**SHORT PROBLEM:** Copy each line holding the string "that".

**MATERIAL PROVIDED:**
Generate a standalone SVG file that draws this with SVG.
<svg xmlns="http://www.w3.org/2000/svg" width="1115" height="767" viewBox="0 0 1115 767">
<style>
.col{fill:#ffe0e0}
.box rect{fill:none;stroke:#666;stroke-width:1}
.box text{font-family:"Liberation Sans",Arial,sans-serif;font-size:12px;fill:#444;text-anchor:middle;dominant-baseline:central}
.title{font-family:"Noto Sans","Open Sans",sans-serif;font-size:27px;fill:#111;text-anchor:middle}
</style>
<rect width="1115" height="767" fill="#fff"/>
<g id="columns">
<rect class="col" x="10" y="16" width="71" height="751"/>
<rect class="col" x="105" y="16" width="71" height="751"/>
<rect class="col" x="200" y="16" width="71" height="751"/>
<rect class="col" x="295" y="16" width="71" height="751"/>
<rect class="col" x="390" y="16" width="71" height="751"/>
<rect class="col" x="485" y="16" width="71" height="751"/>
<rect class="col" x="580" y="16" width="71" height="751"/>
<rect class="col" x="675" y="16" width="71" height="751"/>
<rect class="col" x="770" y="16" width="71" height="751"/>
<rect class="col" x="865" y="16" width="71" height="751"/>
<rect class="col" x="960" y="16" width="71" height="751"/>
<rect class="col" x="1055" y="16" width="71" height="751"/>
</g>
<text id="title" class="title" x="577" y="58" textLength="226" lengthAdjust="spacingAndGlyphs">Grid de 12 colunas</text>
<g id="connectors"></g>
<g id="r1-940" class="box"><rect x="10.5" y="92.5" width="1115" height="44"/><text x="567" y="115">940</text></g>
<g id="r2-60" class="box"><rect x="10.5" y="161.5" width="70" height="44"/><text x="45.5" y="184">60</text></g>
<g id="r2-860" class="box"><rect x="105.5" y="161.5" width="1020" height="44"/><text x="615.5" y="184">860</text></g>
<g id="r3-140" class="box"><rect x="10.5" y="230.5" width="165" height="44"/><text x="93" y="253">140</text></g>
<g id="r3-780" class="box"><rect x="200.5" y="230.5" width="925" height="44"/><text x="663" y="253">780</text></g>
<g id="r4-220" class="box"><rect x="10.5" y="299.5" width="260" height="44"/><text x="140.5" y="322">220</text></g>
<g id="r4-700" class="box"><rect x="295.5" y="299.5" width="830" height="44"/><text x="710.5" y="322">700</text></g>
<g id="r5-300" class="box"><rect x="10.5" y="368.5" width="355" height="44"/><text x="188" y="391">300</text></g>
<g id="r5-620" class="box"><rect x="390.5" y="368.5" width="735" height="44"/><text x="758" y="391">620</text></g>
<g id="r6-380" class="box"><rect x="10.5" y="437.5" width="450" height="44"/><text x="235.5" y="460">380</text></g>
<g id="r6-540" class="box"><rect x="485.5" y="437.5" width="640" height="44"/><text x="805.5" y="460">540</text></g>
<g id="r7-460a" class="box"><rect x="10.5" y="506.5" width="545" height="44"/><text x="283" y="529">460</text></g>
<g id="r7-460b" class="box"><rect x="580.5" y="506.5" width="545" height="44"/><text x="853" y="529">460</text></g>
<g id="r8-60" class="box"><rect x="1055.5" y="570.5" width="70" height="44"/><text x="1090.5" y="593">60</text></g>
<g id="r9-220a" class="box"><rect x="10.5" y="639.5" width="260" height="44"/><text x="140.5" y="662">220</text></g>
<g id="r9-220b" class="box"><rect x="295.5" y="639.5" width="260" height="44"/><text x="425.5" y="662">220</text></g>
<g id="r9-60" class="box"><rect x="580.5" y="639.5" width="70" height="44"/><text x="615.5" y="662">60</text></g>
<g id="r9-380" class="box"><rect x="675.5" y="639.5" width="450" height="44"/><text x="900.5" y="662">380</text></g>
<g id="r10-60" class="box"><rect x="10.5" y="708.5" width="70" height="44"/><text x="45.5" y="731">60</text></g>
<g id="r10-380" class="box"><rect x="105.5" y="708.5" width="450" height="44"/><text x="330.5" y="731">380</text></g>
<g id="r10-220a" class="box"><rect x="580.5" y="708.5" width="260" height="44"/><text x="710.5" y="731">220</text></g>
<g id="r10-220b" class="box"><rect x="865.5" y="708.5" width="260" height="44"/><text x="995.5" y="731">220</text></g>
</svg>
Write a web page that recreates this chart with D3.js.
--
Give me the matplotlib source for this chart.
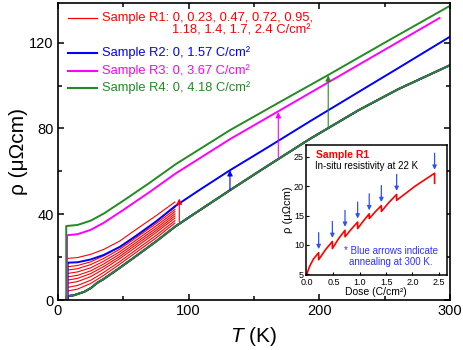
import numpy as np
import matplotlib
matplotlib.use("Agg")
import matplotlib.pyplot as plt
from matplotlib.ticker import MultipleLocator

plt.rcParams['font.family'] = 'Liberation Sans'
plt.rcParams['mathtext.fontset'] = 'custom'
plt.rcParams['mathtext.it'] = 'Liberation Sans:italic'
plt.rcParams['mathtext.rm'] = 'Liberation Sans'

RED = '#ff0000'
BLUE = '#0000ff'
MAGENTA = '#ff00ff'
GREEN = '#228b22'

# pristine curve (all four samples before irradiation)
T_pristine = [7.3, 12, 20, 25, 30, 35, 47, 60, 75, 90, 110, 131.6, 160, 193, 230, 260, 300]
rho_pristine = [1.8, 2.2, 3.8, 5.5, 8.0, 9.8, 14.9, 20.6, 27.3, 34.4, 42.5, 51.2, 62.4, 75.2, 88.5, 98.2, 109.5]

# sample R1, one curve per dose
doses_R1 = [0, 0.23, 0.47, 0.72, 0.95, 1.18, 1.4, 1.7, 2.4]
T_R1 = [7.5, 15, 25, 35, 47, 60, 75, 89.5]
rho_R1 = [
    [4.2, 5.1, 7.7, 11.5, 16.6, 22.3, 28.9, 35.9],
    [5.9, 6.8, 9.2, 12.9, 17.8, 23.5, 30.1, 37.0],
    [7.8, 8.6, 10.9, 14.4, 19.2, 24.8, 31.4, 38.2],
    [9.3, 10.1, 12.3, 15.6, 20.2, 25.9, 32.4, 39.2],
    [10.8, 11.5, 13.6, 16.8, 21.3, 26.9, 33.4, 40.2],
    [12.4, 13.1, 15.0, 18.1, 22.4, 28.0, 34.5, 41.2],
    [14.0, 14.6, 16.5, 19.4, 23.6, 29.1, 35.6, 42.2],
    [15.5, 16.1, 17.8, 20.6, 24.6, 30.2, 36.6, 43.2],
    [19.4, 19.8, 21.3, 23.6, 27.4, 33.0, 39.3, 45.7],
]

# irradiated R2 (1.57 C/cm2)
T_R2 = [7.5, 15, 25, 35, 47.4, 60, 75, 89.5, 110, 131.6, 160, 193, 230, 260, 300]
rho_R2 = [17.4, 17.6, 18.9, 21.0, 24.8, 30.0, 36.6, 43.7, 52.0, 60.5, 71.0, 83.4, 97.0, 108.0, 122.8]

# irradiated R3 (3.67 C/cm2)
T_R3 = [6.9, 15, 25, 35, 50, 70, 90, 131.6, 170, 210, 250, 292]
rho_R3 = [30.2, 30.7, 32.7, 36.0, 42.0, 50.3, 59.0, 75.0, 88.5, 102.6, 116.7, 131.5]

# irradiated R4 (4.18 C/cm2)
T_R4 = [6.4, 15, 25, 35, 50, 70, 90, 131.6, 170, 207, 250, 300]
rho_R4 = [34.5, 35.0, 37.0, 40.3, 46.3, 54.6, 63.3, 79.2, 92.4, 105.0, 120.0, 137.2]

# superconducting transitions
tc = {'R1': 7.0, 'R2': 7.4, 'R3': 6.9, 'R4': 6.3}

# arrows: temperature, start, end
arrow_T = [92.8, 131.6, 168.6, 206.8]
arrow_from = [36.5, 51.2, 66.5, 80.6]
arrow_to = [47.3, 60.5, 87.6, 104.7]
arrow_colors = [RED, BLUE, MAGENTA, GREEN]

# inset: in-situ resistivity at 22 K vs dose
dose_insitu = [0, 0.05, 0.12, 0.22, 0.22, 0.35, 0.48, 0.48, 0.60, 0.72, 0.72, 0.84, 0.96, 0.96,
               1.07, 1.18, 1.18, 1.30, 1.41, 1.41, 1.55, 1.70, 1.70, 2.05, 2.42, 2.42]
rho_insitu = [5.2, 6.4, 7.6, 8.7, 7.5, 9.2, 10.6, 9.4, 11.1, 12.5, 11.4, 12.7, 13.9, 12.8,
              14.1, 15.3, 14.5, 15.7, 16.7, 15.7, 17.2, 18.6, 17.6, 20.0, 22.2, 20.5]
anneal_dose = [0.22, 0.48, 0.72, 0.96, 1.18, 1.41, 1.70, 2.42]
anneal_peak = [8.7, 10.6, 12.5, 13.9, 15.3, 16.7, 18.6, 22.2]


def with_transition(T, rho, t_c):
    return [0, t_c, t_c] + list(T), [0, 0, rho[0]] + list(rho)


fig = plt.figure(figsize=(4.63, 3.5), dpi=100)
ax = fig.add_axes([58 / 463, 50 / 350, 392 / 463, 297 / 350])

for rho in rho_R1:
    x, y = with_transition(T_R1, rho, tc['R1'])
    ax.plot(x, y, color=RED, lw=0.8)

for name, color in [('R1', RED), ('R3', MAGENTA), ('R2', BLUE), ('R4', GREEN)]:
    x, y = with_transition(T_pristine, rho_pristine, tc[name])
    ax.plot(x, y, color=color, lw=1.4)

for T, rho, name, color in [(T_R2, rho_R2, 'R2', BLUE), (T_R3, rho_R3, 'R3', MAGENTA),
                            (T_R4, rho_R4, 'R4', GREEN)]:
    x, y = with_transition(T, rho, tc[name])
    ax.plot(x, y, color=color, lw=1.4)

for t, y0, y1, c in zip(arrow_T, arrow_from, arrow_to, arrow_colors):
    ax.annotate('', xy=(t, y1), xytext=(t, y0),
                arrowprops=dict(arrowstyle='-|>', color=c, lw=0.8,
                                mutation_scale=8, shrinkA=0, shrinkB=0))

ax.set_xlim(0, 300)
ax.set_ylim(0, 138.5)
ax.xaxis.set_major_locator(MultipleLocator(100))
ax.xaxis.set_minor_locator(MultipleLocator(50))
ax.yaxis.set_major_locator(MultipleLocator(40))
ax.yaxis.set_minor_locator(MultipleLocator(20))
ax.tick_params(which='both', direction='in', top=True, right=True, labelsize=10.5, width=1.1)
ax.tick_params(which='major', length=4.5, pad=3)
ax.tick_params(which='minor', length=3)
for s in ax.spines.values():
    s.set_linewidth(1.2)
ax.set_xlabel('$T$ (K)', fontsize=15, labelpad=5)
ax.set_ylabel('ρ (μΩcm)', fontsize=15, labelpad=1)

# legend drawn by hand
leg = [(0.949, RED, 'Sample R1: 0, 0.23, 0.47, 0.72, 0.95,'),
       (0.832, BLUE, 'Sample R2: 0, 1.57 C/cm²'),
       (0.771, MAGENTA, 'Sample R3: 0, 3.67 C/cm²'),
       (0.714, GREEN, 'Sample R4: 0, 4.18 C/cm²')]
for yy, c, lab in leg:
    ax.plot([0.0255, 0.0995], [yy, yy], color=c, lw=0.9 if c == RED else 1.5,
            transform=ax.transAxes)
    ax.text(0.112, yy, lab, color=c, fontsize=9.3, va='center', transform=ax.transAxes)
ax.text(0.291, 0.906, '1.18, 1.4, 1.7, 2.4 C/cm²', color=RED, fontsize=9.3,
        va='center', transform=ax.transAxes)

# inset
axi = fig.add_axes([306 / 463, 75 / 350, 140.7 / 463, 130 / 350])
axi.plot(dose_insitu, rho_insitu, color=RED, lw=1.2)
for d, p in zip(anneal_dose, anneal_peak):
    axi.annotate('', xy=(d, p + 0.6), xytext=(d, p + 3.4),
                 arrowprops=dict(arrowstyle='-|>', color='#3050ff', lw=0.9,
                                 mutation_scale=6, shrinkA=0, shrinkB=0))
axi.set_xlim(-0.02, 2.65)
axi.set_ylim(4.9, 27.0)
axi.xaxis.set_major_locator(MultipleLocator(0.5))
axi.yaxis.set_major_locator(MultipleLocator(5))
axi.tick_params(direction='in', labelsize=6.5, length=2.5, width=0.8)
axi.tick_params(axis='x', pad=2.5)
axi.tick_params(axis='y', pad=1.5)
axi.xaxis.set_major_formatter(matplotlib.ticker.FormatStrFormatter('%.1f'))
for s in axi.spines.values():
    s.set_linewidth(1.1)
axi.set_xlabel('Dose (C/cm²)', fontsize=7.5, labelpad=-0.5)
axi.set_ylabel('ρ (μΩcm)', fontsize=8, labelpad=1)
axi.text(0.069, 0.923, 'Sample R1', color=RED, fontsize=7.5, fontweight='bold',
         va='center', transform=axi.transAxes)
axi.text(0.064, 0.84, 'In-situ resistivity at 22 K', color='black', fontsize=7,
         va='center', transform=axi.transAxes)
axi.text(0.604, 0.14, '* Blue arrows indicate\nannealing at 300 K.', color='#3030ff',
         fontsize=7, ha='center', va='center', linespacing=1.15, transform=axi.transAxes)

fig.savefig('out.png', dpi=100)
==
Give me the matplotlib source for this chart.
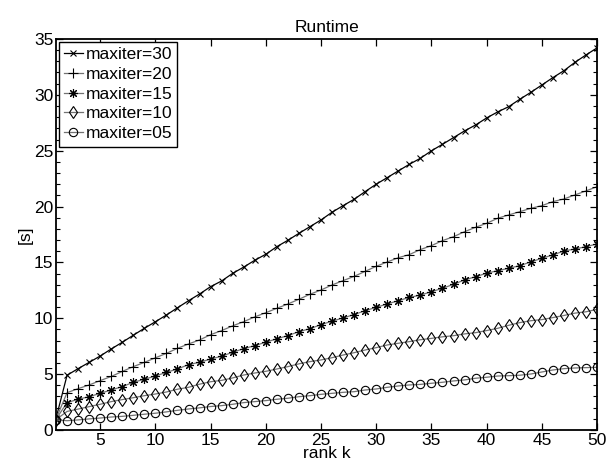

**WRITTEN ANSWER:**
Generate a standalone SVG file that draws this with SVG.
Write a web page that recreates this chart with D3.js.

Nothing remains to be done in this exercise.